The climate change argument is essentially an example of spin. One aspect is the huge dent in HES’s finances due to the closure of its money-making sites, particularly Edinburgh Castle. Another aspect is the diversion of funds for a significant period into new projects. I don’t see actions such as repealing the Park regulations as happening anytime soon. It’s about money and whether it’s a priority for politicians.
What a surprise…
https://theferret.scot/edinburgh-footpath-facing-permanent-closure/
“An internal report by Historic Environment Scotland (HES), obtained by The Ferret, reveals that the leading option for Radical Road around Arthur’s Seat is to “permanently prohibit all access”. The route has been fenced off for more than three and a half years because of the risk of rock falls.
The prospect has alarmed walkers, climbers and geologists, who warned that permanent closure would create “a terrible precedent”, putting public health and tourism at risk. They accused HES of failing to consult or to listen, and of assuming it “knows best”.”

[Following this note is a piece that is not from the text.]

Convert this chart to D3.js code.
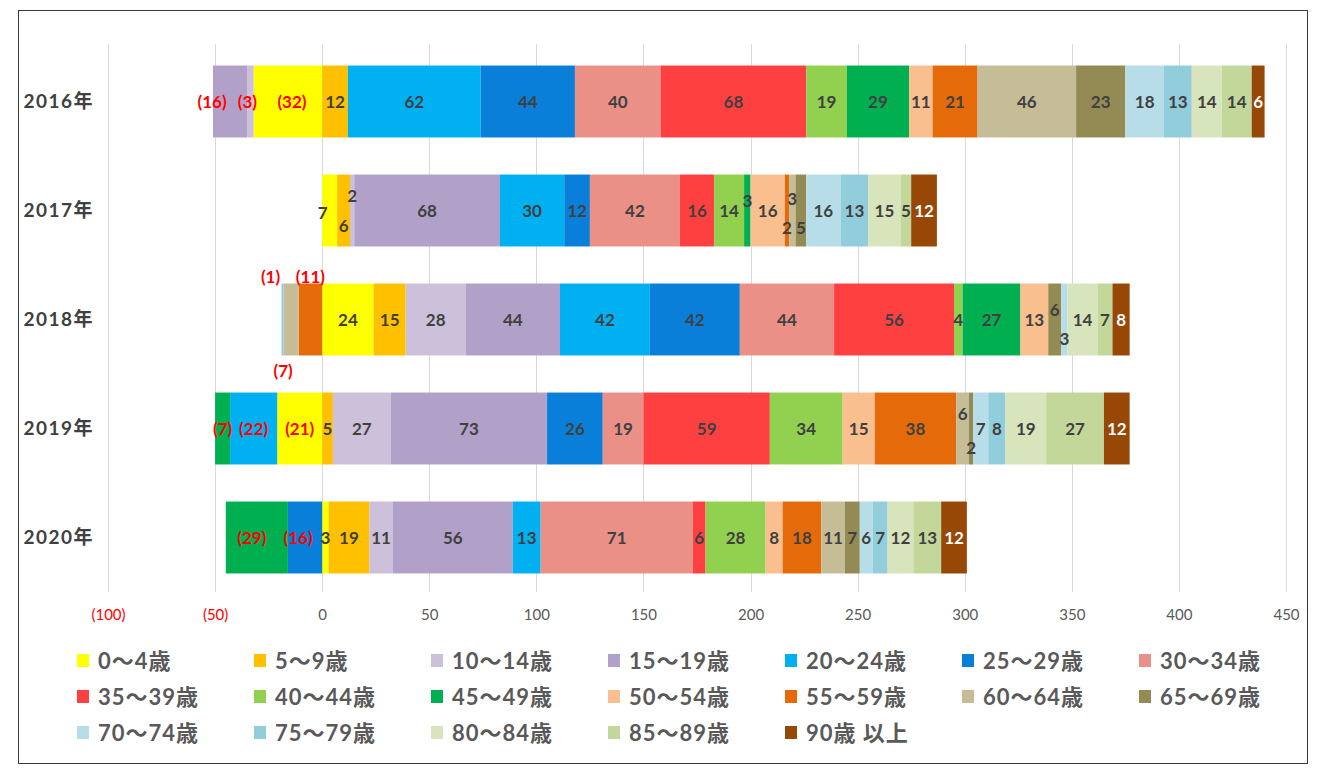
<!DOCTYPE html>
<html>
<head>
<meta charset="utf-8">
<script src="https://cdn.jsdelivr.net/npm/d3@7"></script>
<style>
  html, body { margin: 0; padding: 0; background: #fff; }
  svg { display: block; }
</style>
</head>
<body>
<svg id="chart" width="1322" height="774"></svg>
<script>
// Year-on-year change in population by age group (negatives shown in parentheses)
const years = ["2016年", "2017年", "2018年", "2019年", "2020年"];
const ageGroups = ["0～4歳", "5～9歳", "10～14歳", "15～19歳", "20～24歳", "25～29歳", "30～34歳",
  "35～39歳", "40～44歳", "45～49歳", "50～54歳", "55～59歳", "60～64歳", "65～69歳",
  "70～74歳", "75～79歳", "80～84歳", "85～89歳", "90歳 以上"];
const colors = ["#FFFF00", "#FFC000", "#CCC0DA", "#B1A0C7", "#00B0F0", "#0A7FD9", "#EA9087",
  "#FF4040", "#92D050", "#00B050", "#FABF8F", "#E56B0A", "#C4BD97", "#948A54",
  "#B7DEE8", "#92CDDC", "#D8E4BC", "#C4D79B", "#974706"];

// values per year, in the same order as ageGroups
const values2016 = [-32, 12, -3, -16, 62, 44, 40, 68, 19, 29, 11, 21, 46, 23, 18, 13, 14, 14, 6];
const values2017 = [7, 6, 2, 68, 30, 12, 42, 16, 14, 3, 16, 2, 3, 5, 16, 13, 15, 5, 12];
const values2018 = [24, 15, 28, 44, 42, 42, 44, 56, 4, 27, 13, -11, -7, 6, 3, -1, 14, 7, 8];
const values2019 = [-21, 5, 27, 73, -22, 26, 19, 59, 34, -7, 15, 38, 6, 2, 7, 8, 19, 27, 12];
const values2020 = [3, 19, 11, 56, 13, -16, 71, 6, 28, -29, 8, 18, 11, 7, 6, 7, 12, 13, 12];
const seriesByYear = [values2016, values2017, values2018, values2019, values2020];

const xTicks = [-100, -50, 0, 50, 100, 150, 200, 250, 300, 350, 400, 450];

// nudges for crowded data labels: key "yearIndex-groupIndex" -> [dx, dy]
const labelNudge = {
  "0-3": [-18, 0], "0-2": [-3, 0], "0-0": [4, 0],
  "1-0": [-7, 2], "1-1": [0, 15], "1-2": [0, -15], "1-9": [0, -10],
  "1-11": [0, 17], "1-12": [0, -12], "1-13": [0, 17],
  "2-15": [-12, -43], "2-11": [0, -43], "2-12": [-8, 51],
  "2-13": [0, -10], "2-14": [0, 19],
  "3-12": [0, -15], "3-13": [0, 19],
  "4-9": [-5, 0], "4-5": [-7, 0]
};

const table = years.map((y, i) => {
  const row = { year: y };
  ageGroups.forEach((g, j) => { row[g] = seriesByYear[i][j]; });
  return row;
});

const svg = d3.select("#chart");
const font = "Lato, 'Noto Sans CJK JP', sans-serif";

// outer frame
svg.append("rect")
  .attr("x", 18.5).attr("y", 10.5).attr("width", 1289).attr("height", 753)
  .attr("fill", "#fff").attr("stroke", "#3a3a3a").attr("stroke-width", 1);

const x = d3.scaleLinear().domain([-100, 450]).range([108, 1286]);
const y = d3.scaleBand().domain(years).range([47, 592]).paddingInner(0.34).paddingOuter(0.17);

// vertical gridlines
svg.append("g")
  .selectAll("line")
  .data(xTicks)
  .join("line")
  .attr("x1", d => Math.round(x(d)) + 0.5)
  .attr("x2", d => Math.round(x(d)) + 0.5)
  .attr("y1", 44).attr("y2", 592)
  .attr("stroke", "#d9d9d9").attr("stroke-width", 1);

// x axis tick labels
const xAxis = d3.axisBottom(x)
  .tickValues(xTicks)
  .tickSize(0)
  .tickFormat(d => d < 0 ? `(${-d})` : d);
const gx = svg.append("g").attr("transform", "translate(0,606)").call(xAxis);
gx.select(".domain").remove();
gx.selectAll("text")
  .attr("font-family", font)
  .attr("font-size", 15)
  .attr("fill", d => d < 0 ? "#FF0000" : "#595959");

// year labels
const yAxis = d3.axisLeft(y).tickSize(0).tickPadding(0);
const gy = svg.append("g").attr("transform", "translate(94,0)").call(yAxis);
gy.select(".domain").remove();
gy.selectAll("text")
  .attr("font-family", font)
  .attr("font-size", 19)
  .attr("font-weight", "bold")
  .attr("letter-spacing", 1.5)
  .attr("fill", "#404040");

// stacked bars, negatives stacked to the left of zero
const stack = d3.stack().keys(ageGroups).offset(d3.stackOffsetDiverging);
const layers = stack(table);

const layerG = svg.append("g")
  .selectAll("g")
  .data(layers)
  .join("g")
  .attr("fill", (d, i) => colors[i]);

layerG.selectAll("rect")
  .data(d => d.map(seg => ({ seg, key: d.key })))
  .join("rect")
  .attr("x", d => x(Math.min(d.seg[0], d.seg[1])))
  .attr("width", d => Math.abs(x(d.seg[1]) - x(d.seg[0])))
  .attr("y", d => y(d.seg.data.year))
  .attr("height", y.bandwidth());

// data labels
const labels = [];
layers.forEach((layer, j) => {
  layer.forEach((seg, i) => {
    const v = seg.data[layer.key];
    if (v === 0) return;
    const nudge = labelNudge[`${i}-${j}`] || [0, 0];
    labels.push({
      v, j,
      cx: x((seg[0] + seg[1]) / 2) + nudge[0],
      cy: y(seg.data.year) + y.bandwidth() / 2 + nudge[1]
    });
  });
});

svg.append("g")
  .selectAll("text")
  .data(labels)
  .join("text")
  .attr("x", d => d.cx)
  .attr("y", d => d.cy)
  .attr("text-anchor", "middle")
  .attr("dominant-baseline", "central")
  .attr("font-family", font)
  .attr("font-size", 17)
  .attr("font-weight", "bold")
  .attr("fill", d => d.v < 0 ? "#FF0000" : (d.j === ageGroups.length - 1 ? "#FFFFFF" : "#404040"))
  .text(d => d.v < 0 ? `(${-d.v})` : d.v);

// legend: 7 columns, 3 rows
const legend = svg.append("g")
  .selectAll("g")
  .data(ageGroups)
  .join("g")
  .attr("transform", (d, i) => `translate(${77 + (i % 7) * 177},${660 + Math.floor(i / 7) * 36})`);

legend.append("rect")
  .attr("x", 0).attr("y", -6).attr("width", 12).attr("height", 13)
  .attr("fill", (d, i) => colors[i]);

legend.append("text")
  .attr("x", 21).attr("y", 0)
  .attr("dominant-baseline", "central")
  .attr("font-family", font)
  .attr("font-size", 22)
  .attr("font-weight", "bold")
  .attr("letter-spacing", 1)
  .attr("fill", "#595959")
  .text(d => d);
</script>
</body>
</html>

I see Nick has made a very good comment within the article…
It looks to me that these notes are essentially a waste of time. Why? Check the number of comments. At the time of making this one, it’ll be the eighth. Eight comments – in 26 months? Scots would seem to have little interest in these matters, which surprises and appals me. That it surprises me is maybe more a comment on how disconnected am I from the trends of public interest…
On looking for the chance to comment here I’d expected to find an avalanche of rage against the clear status of not-fit-for-purpose that applies to the administering body in charge of our irreplaceable landmarks.
As for funds, Edinburgh seemed to see no issue with the outrageous waste of public money involved with “gaelicising” street signs, signage on ambulances, police vehicles and nurse uniforms. I recall at the time checking on the number of gaelic speakers (all of whom are bilingual and are able speakers of English) which in 2021 was found to be capable of being spoken by – 60,000 people in Scotland. That was ABLE to speak Gaelic, not that they habitually did so. That’s about 1% of the population. So – when a matter of political ideology is seen as cause worthy, funds are found despite the nonsensical state of pushing Gaelic – nearly entirely spoken in the Western Isles. I had an old pal years back who had been sent home on his first day at school in Kintail with a letter to his parents saying to send Angus back to school when he had enough english to understand his teachers. At the time he told me that although in the 1940s/50s it was the common tongue around the houses, almost nobody wrote or read it. He couldn’t himself.
The Edinburgh “government” needs to be put on the spot here with a formal enquiry into the national disgrace still ongoing at these sites that should be openly and unrestrictedly available to visitors, or our tourist trade will suffer as a direct result.
Till the findings of such are published, all there will be from “Historic Environment Scotland” is fiction and evasiveness. Lord knows, the ruling party in Holyrood these past umpteen years has been shown to be incapable of keeping its own affairs in order. They’re obviously similarly incapable of being trusted to look after our irreplacable historic assets
My uncle was the custodian at St Andrews Cathedral for some years, and at that time there was a team of stonemasons centred there who maintained the structure of the remaining buildings. There seems to be no trace of any such nowadays. These men would maintain not only the cathedral and castle, but also other sites in Scotland too by arrangement.
When did this discontinue? It’s not the sort of thing that’d be trumpeted openly to the public. It seems that now the cost saving of those skilled men’s dismissal has come home to roost in no small way. That’s what happens with centralised control where there’s little or no connection between the decision makers and the sites being allowed to rot.
I disagree with your arguments about expenditure on Gaelic being a waste of money but the core of your argument is right. The Radical Rd could be re-opened tomorrow if either the City of Edinburgh Council enforced access rights or the law on rights of way.